■ **DATA PROVIDED**
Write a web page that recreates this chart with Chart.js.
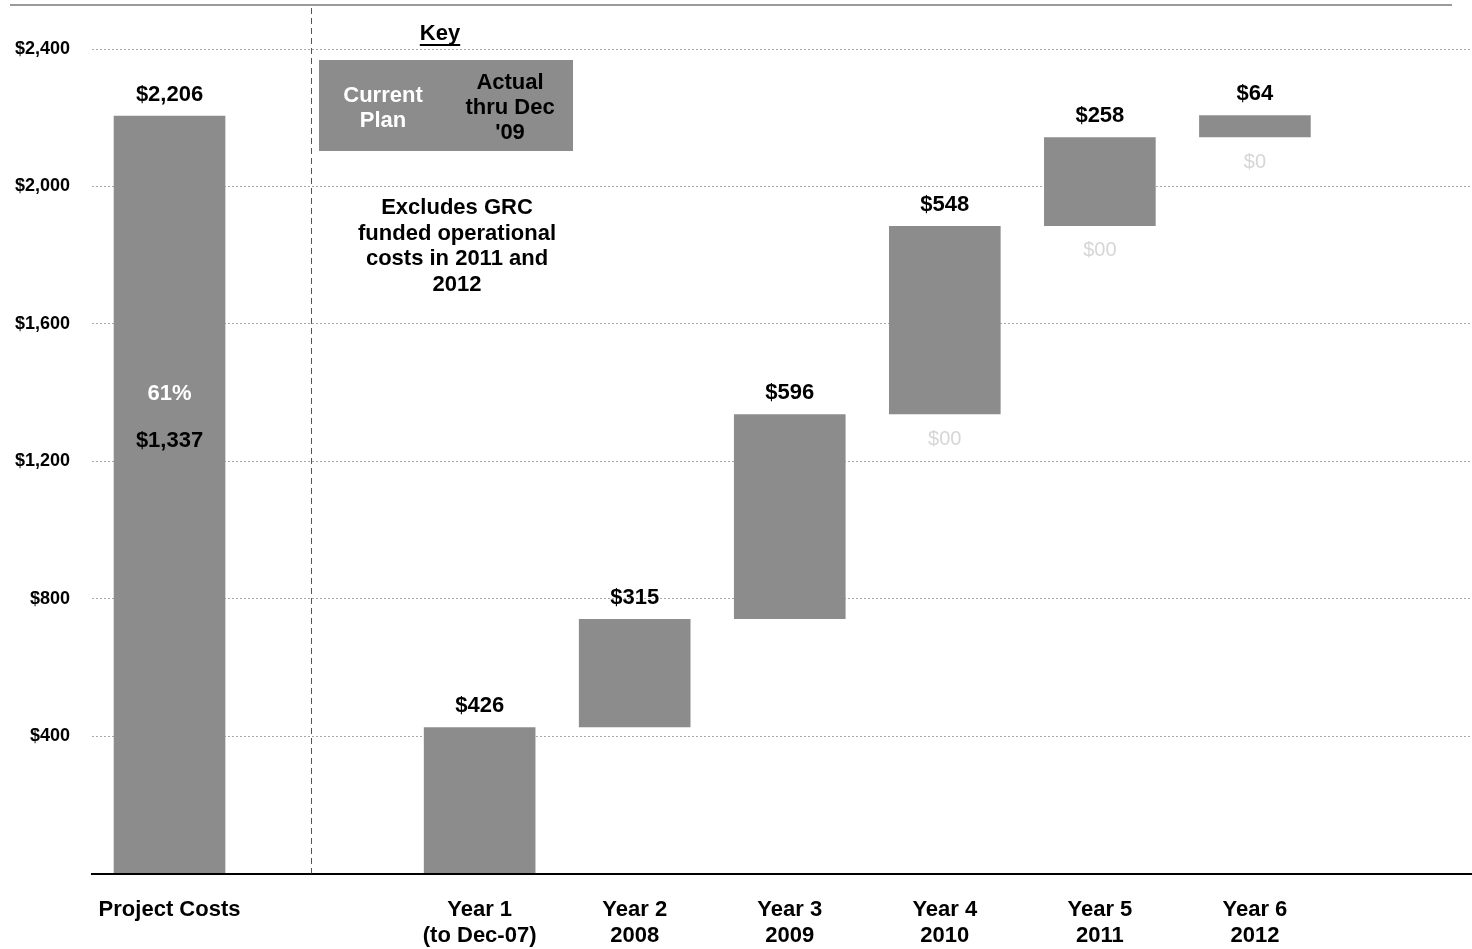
<!DOCTYPE html>
<html>
<head>
<meta charset="utf-8">
<script src="https://cdn.jsdelivr.net/npm/chart.js@4/dist/chart.umd.min.js"></script>
<style>
  html, body { margin: 0; padding: 0; background: #fff; overflow: hidden; }
  #wrap { width: 1472px; height: 949px; position: relative; }
</style>
</head>
<body>
<div id="wrap"><canvas id="c"></canvas></div>
<script>
// ---- data ----
const categories = ['Project Costs', '', 'Year 1', 'Year 2', 'Year 3', 'Year 4', 'Year 5', 'Year 6'];
const categorySubLabels = ['', '', '(to Dec-07)', '2008', '2009', '2010', '2011', '2012'];
const projectTotal = 2206;
const actualToDate = 1337;
const actualPctLabel = '61%';
const yearlyPlan = [426, 315, 596, 548, 258, 64];
const yearlyActualLabels = ['', '', '', '$00', '$00', '$0'];
const yTicks = [400, 800, 1200, 1600, 2000, 2400];
const keyTitle = 'Key';
const keyPlanLines = ['Current', 'Plan'];
const keyActualLines = ['Actual', 'thru Dec', "'09"];
const noteLines = ['Excludes GRC', 'funded operational', 'costs in 2011 and', '2012'];

// ---- build bars ----
const fmt = v => '$' + v.toLocaleString('en-US');
const bars = [{ x: 0, y: [0, projectTotal], label: fmt(projectTotal), below: '' }];
let run = 0;
yearlyPlan.forEach((v, i) => {
  bars.push({ x: categories.indexOf('Year ' + (i + 1)), y: [run, run + v], label: fmt(v), below: yearlyActualLabels[i] });
  run += v;
});

const FONT = '"Liberation Sans", Arial, sans-serif';
const BAR = '#8c8c8c';

const overlay = {
  id: 'overlay',
  beforeDraw(chart) {
    const ctx = chart.ctx;
    ctx.save();
    ctx.strokeStyle = '#9a9a9a';
    ctx.lineWidth = 2;
    ctx.beginPath(); ctx.moveTo(10, 5); ctx.lineTo(1452, 5); ctx.stroke();
    ctx.restore();
  },
  afterDatasetsDraw(chart) {
    const ctx = chart.ctx;
    const meta = chart.getDatasetMeta(0);
    const ys = chart.scales.y;
    ctx.save();
    ctx.textAlign = 'center';
    ctx.textBaseline = 'middle';
    meta.data.forEach((el, i) => {
      const top = Math.min(el.y, el.base), bot = Math.max(el.y, el.base);
      ctx.font = 'bold 22px ' + FONT;
      ctx.fillStyle = '#000';
      ctx.fillText(bars[i].label, el.x, top - 21);
      if (bars[i].below) {
        ctx.font = '20px ' + FONT;
        ctx.fillStyle = '#d6d6d6';
        ctx.fillText(bars[i].below, el.x, bot + 25);
      }
    });
    const pc = meta.data[0];
    const ay = ys.getPixelForValue(actualToDate);
    ctx.font = 'bold 22px ' + FONT;
    ctx.fillStyle = '#fff';
    ctx.fillText(actualPctLabel, pc.x, ay - 20);
    ctx.fillStyle = '#000';
    ctx.fillText(fmt(actualToDate), pc.x, ay + 27);

    // divider
    ctx.strokeStyle = '#555';
    ctx.lineWidth = 1;
    ctx.setLineDash([6, 4]);
    ctx.beginPath(); ctx.moveTo(311.5, 8); ctx.lineTo(311.5, chart.chartArea.bottom); ctx.stroke();
    ctx.setLineDash([]);

    // key
    ctx.font = 'bold 22px ' + FONT;
    ctx.fillStyle = '#000';
    ctx.fillText(keyTitle, 440, 34);
    const kw = ctx.measureText(keyTitle).width;
    ctx.fillRect(440 - kw / 2, 44, kw, 2);
    ctx.fillStyle = BAR;
    ctx.fillRect(319, 60, 254, 91);
    ctx.fillStyle = '#fff';
    keyPlanLines.forEach((t, i) => ctx.fillText(t, 383, 96 + i * 25));
    ctx.fillStyle = '#000';
    keyActualLines.forEach((t, i) => ctx.fillText(t, 510, 83 + i * 25));

    // note
    noteLines.forEach((t, i) => ctx.fillText(t, 457, 208 + i * 25.7));
    ctx.restore();
  }
};

new Chart(document.getElementById('c'), {
  type: 'bar',
  data: {
    datasets: [{
      data: bars.map(b => ({ x: b.x, y: b.y })),
      backgroundColor: BAR,
      borderWidth: 0,
      categoryPercentage: 0.8,
      barPercentage: 0.9
    }]
  },
  options: {
    responsive: true,
    maintainAspectRatio: false,
    animation: false,
    layout: { padding: { top: 49, right: 0, bottom: 0, left: 0 } },
    plugins: { legend: { display: false }, tooltip: { enabled: false } },
    scales: {
      x: {
        type: 'linear',
        offset: false,
        min: -0.5,
        max: 8.4,
        afterBuildTicks: s => { s.ticks = categories.map((c, i) => ({ value: i })); },
        afterFit: s => { s.height = 75.5; },
        grid: { display: false, drawTicks: false, offset: false },
        border: { display: true, color: '#000', width: 2 },
        ticks: {
          padding: 23,
          color: '#000',
          font: { family: FONT, size: 22, weight: 'bold', lineHeight: 1.2 },
          maxRotation: 0,
          autoSkip: false,
          callback: v => {
            const c = categories[v];
            if (!c) return '';
            return categorySubLabels[v] ? [c, categorySubLabels[v]] : c;
          }
        }
      },
      y: {
        min: 0,
        max: 2400,
        afterBuildTicks: s => { s.ticks = [0].concat(yTicks).map(v => ({ value: v })); },
        afterFit: s => { s.width = 92; },
        border: { display: false, dash: [2, 2] },
        grid: {
          drawTicks: false,
          color: ctx => ctx.tick && ctx.tick.value === 0 ? 'rgba(0,0,0,0)' : '#a8a8a8',
          lineWidth: 1
        },
        ticks: {
          padding: 22,
          color: '#000',
          font: { family: FONT, size: 18, weight: 'bold' },
          callback: v => v === 0 ? '' : fmt(v)
        }
      }
    }
  },
  plugins: [overlay]
});
</script>
</body>
</html>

■ **TASK INSTRUCTIONS**
Every line of text is to be repeated exactly; pictures are left out.

■ **TASK SOLUTION**
Write a web page that recreates this chart with Chart.js.
<!DOCTYPE html>
<html>
<head>
<meta charset="utf-8">
<script src="https://cdn.jsdelivr.net/npm/chart.js@4/dist/chart.umd.min.js"></script>
<style>
  html, body { margin: 0; padding: 0; background: #fff; overflow: hidden; }
  #wrap { width: 1472px; height: 949px; position: relative; }
</style>
</head>
<body>
<div id="wrap"><canvas id="c"></canvas></div>
<script>
// ---- data ----
const categories = ['Project Costs', '', 'Year 1', 'Year 2', 'Year 3', 'Year 4', 'Year 5', 'Year 6'];
const categorySubLabels = ['', '', '(to Dec-07)', '2008', '2009', '2010', '2011', '2012'];
const projectTotal = 2206;
const actualToDate = 1337;
const actualPctLabel = '61%';
const yearlyPlan = [426, 315, 596, 548, 258, 64];
const yearlyActualLabels = ['', '', '', '$00', '$00', '$0'];
const yTicks = [400, 800, 1200, 1600, 2000, 2400];
const keyTitle = 'Key';
const keyPlanLines = ['Current', 'Plan'];
const keyActualLines = ['Actual', 'thru Dec', "'09"];
const noteLines = ['Excludes GRC', 'funded operational', 'costs in 2011 and', '2012'];

// ---- build bars ----
const fmt = v => '$' + v.toLocaleString('en-US');
const bars = [{ x: 0, y: [0, projectTotal], label: fmt(projectTotal), below: '' }];
let run = 0;
yearlyPlan.forEach((v, i) => {
  bars.push({ x: categories.indexOf('Year ' + (i + 1)), y: [run, run + v], label: fmt(v), below: yearlyActualLabels[i] });
  run += v;
});

const FONT = '"Liberation Sans", Arial, sans-serif';
const BAR = '#8c8c8c';

const overlay = {
  id: 'overlay',
  beforeDraw(chart) {
    const ctx = chart.ctx;
    ctx.save();
    ctx.strokeStyle = '#9a9a9a';
    ctx.lineWidth = 2;
    ctx.beginPath(); ctx.moveTo(10, 5); ctx.lineTo(1452, 5); ctx.stroke();
    ctx.restore();
  },
  afterDatasetsDraw(chart) {
    const ctx = chart.ctx;
    const meta = chart.getDatasetMeta(0);
    const ys = chart.scales.y;
    ctx.save();
    ctx.textAlign = 'center';
    ctx.textBaseline = 'middle';
    meta.data.forEach((el, i) => {
      const top = Math.min(el.y, el.base), bot = Math.max(el.y, el.base);
      ctx.font = 'bold 22px ' + FONT;
      ctx.fillStyle = '#000';
      ctx.fillText(bars[i].label, el.x, top - 21);
      if (bars[i].below) {
        ctx.font = '20px ' + FONT;
        ctx.fillStyle = '#d6d6d6';
        ctx.fillText(bars[i].below, el.x, bot + 25);
      }
    });
    const pc = meta.data[0];
    const ay = ys.getPixelForValue(actualToDate);
    ctx.font = 'bold 22px ' + FONT;
    ctx.fillStyle = '#fff';
    ctx.fillText(actualPctLabel, pc.x, ay - 20);
    ctx.fillStyle = '#000';
    ctx.fillText(fmt(actualToDate), pc.x, ay + 27);

    // divider
    ctx.strokeStyle = '#555';
    ctx.lineWidth = 1;
    ctx.setLineDash([6, 4]);
    ctx.beginPath(); ctx.moveTo(311.5, 8); ctx.lineTo(311.5, chart.chartArea.bottom); ctx.stroke();
    ctx.setLineDash([]);

    // key
    ctx.font = 'bold 22px ' + FONT;
    ctx.fillStyle = '#000';
    ctx.fillText(keyTitle, 440, 34);
    const kw = ctx.measureText(keyTitle).width;
    ctx.fillRect(440 - kw / 2, 44, kw, 2);
    ctx.fillStyle = BAR;
    ctx.fillRect(319, 60, 254, 91);
    ctx.fillStyle = '#fff';
    keyPlanLines.forEach((t, i) => ctx.fillText(t, 383, 96 + i * 25));
    ctx.fillStyle = '#000';
    keyActualLines.forEach((t, i) => ctx.fillText(t, 510, 83 + i * 25));

    // note
    noteLines.forEach((t, i) => ctx.fillText(t, 457, 208 + i * 25.7));
    ctx.restore();
  }
};

new Chart(document.getElementById('c'), {
  type: 'bar',
  data: {
    datasets: [{
      data: bars.map(b => ({ x: b.x, y: b.y })),
      backgroundColor: BAR,
      borderWidth: 0,
      categoryPercentage: 0.8,
      barPercentage: 0.9
    }]
  },
  options: {
    responsive: true,
    maintainAspectRatio: false,
    animation: false,
    layout: { padding: { top: 49, right: 0, bottom: 0, left: 0 } },
    plugins: { legend: { display: false }, tooltip: { enabled: false } },
    scales: {
      x: {
        type: 'linear',
        offset: false,
        min: -0.5,
        max: 8.4,
        afterBuildTicks: s => { s.ticks = categories.map((c, i) => ({ value: i })); },
        afterFit: s => { s.height = 75.5; },
        grid: { display: false, drawTicks: false, offset: false },
        border: { display: true, color: '#000', width: 2 },
        ticks: {
          padding: 23,
          color: '#000',
          font: { family: FONT, size: 22, weight: 'bold', lineHeight: 1.2 },
          maxRotation: 0,
          autoSkip: false,
          callback: v => {
            const c = categories[v];
            if (!c) return '';
            return categorySubLabels[v] ? [c, categorySubLabels[v]] : c;
          }
        }
      },
      y: {
        min: 0,
        max: 2400,
        afterBuildTicks: s => { s.ticks = [0].concat(yTicks).map(v => ({ value: v })); },
        afterFit: s => { s.width = 92; },
        border: { display: false, dash: [2, 2] },
        grid: {
          drawTicks: false,
          color: ctx => ctx.tick && ctx.tick.value === 0 ? 'rgba(0,0,0,0)' : '#a8a8a8',
          lineWidth: 1
        },
        ticks: {
          padding: 22,
          color: '#000',
          font: { family: FONT, size: 18, weight: 'bold' },
          callback: v => v === 0 ? '' : fmt(v)
        }
      }
    }
  },
  plugins: [overlay]
});
</script>
</body>
</html>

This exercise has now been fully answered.